Ubuntu Manpage: KinoSearch1::Analysis::PolyAnalyzer

Provided by: libkinosearch1-perl_1.01-5build1_amd64

NAME

       KinoSearch1::Analysis::PolyAnalyzer - multiple analyzers in series

SYNOPSIS

           my $analyzer = KinoSearch1::Analysis::PolyAnalyzer->new(
               language  => 'es',
           );

           # or...
           my $analyzer = KinoSearch1::Analysis::PolyAnalyzer->new(
               analyzers => [
                   $lc_normalizer,
                   $custom_tokenizer,
                   $snowball_stemmer,
               ],
           );

DESCRIPTION

       A PolyAnalyzer is a series of Analyzers -- objects which inherit from
       KinoSearch1::Analysis::Analyzer -- each of which will be called upon to "analyze" text in
       turn.  You can either provide the Analyzers yourself, or you can specify a supported
       language, in which case a PolyAnalyzer consisting of an LCNormalizer, a Tokenizer, and a
       Stemmer will be generated for you.

       Supported languages:

           en => English,
           da => Danish,
           de => German,
           es => Spanish,
           fi => Finnish,
           fr => French,
           it => Italian,
           nl => Dutch,
           no => Norwegian,
           pt => Portuguese,
           ru => Russian,
           sv => Swedish,

CONSTRUCTOR

   new()
           my $analyzer = KinoSearch1::Analysis::PolyAnalyzer->new(
               language   => 'en',
           );

       Construct a PolyAnalyzer object.  If the parameter "analyzers" is specified, it will
       override "language" and no attempt will be made to generate a default set of Analyzers.

       •   language - Must be an ISO code from the list of supported languages.
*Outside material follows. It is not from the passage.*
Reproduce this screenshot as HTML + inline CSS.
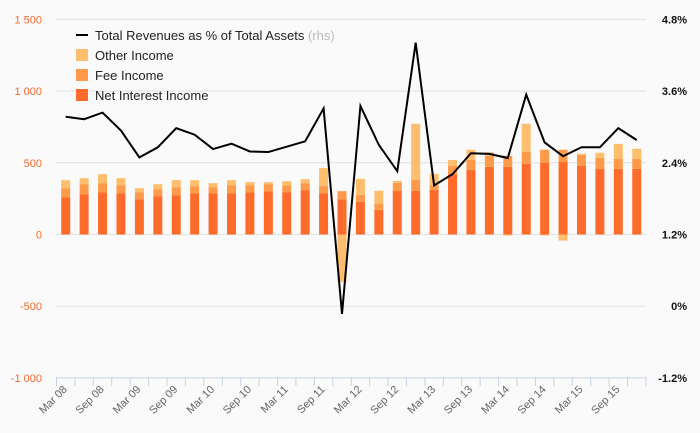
<!DOCTYPE html>
<html><head><meta charset="utf-8"><style>
body{margin:0;background:#fafafa;}
svg{display:block;font-family:"Liberation Sans",sans-serif;}
</style></head><body>
<svg id="c" width="700" height="433"></svg>
<script>
const categories=["Mar 08","Jun 08","Sep 08","Dec 08","Mar 09","Jun 09","Sep 09","Dec 09","Mar 10","Jun 10","Sep 10","Dec 10","Mar 11","Jun 11","Sep 11","Dec 11","Mar 12","Jun 12","Sep 12","Dec 12","Mar 13","Jun 13","Sep 13","Dec 13","Mar 14","Jun 14","Sep 14","Dec 14","Mar 15","Jun 15","Sep 15","Dec 15"];
const netInterest=[260,281,295,288,246,267,274,288,288,288,295,302,295,309,288,246,228,172,305,305,312,420,451,472,472,493,500,507,479,458,458,458];
const feeIncome=[63,70,63,56,49,49,56,49,42,56,49,49,49,49,49,56,49,42,55,76,30,60,70,77,77,84,91,84,77,77,70,70];
const otherIncome=[56,42,63,49,28,35,49,42,28,35,21,14,28,28,126,-330,111,91,14,391,80,40,70,25,-7,195,-7,-42,7,35,104,70];
const revPct=[3.17,3.13,3.24,2.94,2.49,2.66,2.98,2.87,2.63,2.72,2.59,2.58,2.67,2.76,3.31,-0.13,3.35,2.70,2.26,4.41,2.02,2.21,2.56,2.55,2.48,3.54,2.74,2.51,2.66,2.66,2.98,2.78];
const leftTicks=[-1000,-500,0,500,1000,1500];
const leftTickLabels=["-1 000","-500","0","500","1 000","1 500"];
const rightTicks=[-1.2,0,1.2,2.4,3.6,4.8];
const rightTickLabels=["-1.2%","0%","1.2%","2.4%","3.6%","4.8%"];
const NS="http://www.w3.org/2000/svg";
const svg=document.getElementById('c');
const x0=56.5,step=18.42,bw=9;
const yL=v=>234.5-v*71.7/500;
const yR=v=>306.2-v*59.75;
const xC=i=>x0+step*(i+0.5);
function mk(t,a,p){const e=document.createElementNS(NS,t);for(const k in a)e.setAttribute(k,a[k]);(p||svg).appendChild(e);return e;}
leftTicks.forEach((v,i)=>{
  const g=mk('line',{x1:56,x2:646,y1:yL(v),y2:yL(v),stroke:v===-1000?'#c5d3e6':'#e2e2e2','stroke-width':1});
  
  
  const t=mk('text',{x:42,y:yL(v)+4,'text-anchor':'end','font-size':11,fill:'#f4692d'});
  t.textContent=leftTickLabels[i];
  
  
});
rightTicks.forEach((v,i)=>{
  const t=mk('text',{x:687,y:yR(v)+4,'text-anchor':'end','font-size':11,'font-weight':'bold',fill:'#111'});
  t.textContent=rightTickLabels[i];
  
  
});
for(let i=0;i<=categories.length;i++){
  const tk=mk('line',{x1:x0+step*i,x2:x0+step*i,y1:377,y2:386,stroke:'#c5d3e6'});
  
  
}
categories.forEach((c,i)=>{
  if(i%2)return;
  const x=xC(i)+2,y=390;
  const t=mk('text',{x:x,y:y,'text-anchor':'end','font-size':11,fill:'#666',transform:`rotate(-45 ${x} ${y})`});
  t.textContent=c;
  
  
});
function bar(i,a,b,col,name){
  const y1=yL(Math.max(a,b)),y2=yL(Math.min(a,b));
  const r=mk('rect',{x:xC(i)-bw/2,y:y1,width:bw,height:Math.max(0,y2-y1),fill:col});
  
  
}
categories.forEach((c,i)=>{
  const n=netInterest[i],f=feeIncome[i],o=otherIncome[i];
  bar(i,0,n,'#ff6b2b','bar-net-interest');
  bar(i,n,n+f,'#ff9a4a','bar-fee');
  if(o>=0)bar(i,n+f,n+f+o,'#ffbe6d','bar-other');
  else bar(i,0,o,'#ffbe6d','bar-other');
});
const pts=revPct.map((v,i)=>xC(i)+','+yR(v)).join(' ');
const pl=mk('polyline',{points:pts,fill:'none',stroke:'#000','stroke-width':2,'stroke-linejoin':'miter'});


const lg=mk('g',{});


const l0=mk('line',{x1:76,x2:88,y1:35,y2:35,stroke:'#000','stroke-width':2},lg);


const t0=mk('text',{x:95,y:40,'font-size':13,fill:'#222'},lg);
t0.innerHTML='Total Revenues as % of Total Assets <tspan fill="#bbb">(rhs)</tspan>';


[['Other Income','#ffbe6d'],['Fee Income','#ff9a4a'],['Net Interest Income','#ff6b2b']].forEach((e,k)=>{
  const yy=55+k*20;
  const s=mk('rect',{x:76,y:yy-6,width:12,height:12,fill:e[1]},lg);
  
  
  const t=mk('text',{x:95,y:yy+5,'font-size':13,fill:'#222'},lg);
  t.textContent=e[0];
  
  
});
</script>
</body></html>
       •   analyzers - Must be an arrayref.  Each element in the array must inherit from
           KinoSearch1::Analysis::Analyzer.  The order of the analyzers matters.  Don't put a
           Stemmer before a Tokenizer (can't stem whole documents or paragraphs -- just
           individual words), or a Stopalizer after a Stemmer (stemmed words, e.g. "themselv",
           will not appear in a stoplist).  In general, the sequence should be: normalize,
           tokenize, stopalize, stem.

COPYRIGHT

       Copyright 2005-2010 Marvin Humphrey

LICENSE, DISCLAIMER, BUGS, etc.

       See KinoSearch1 version 1.01.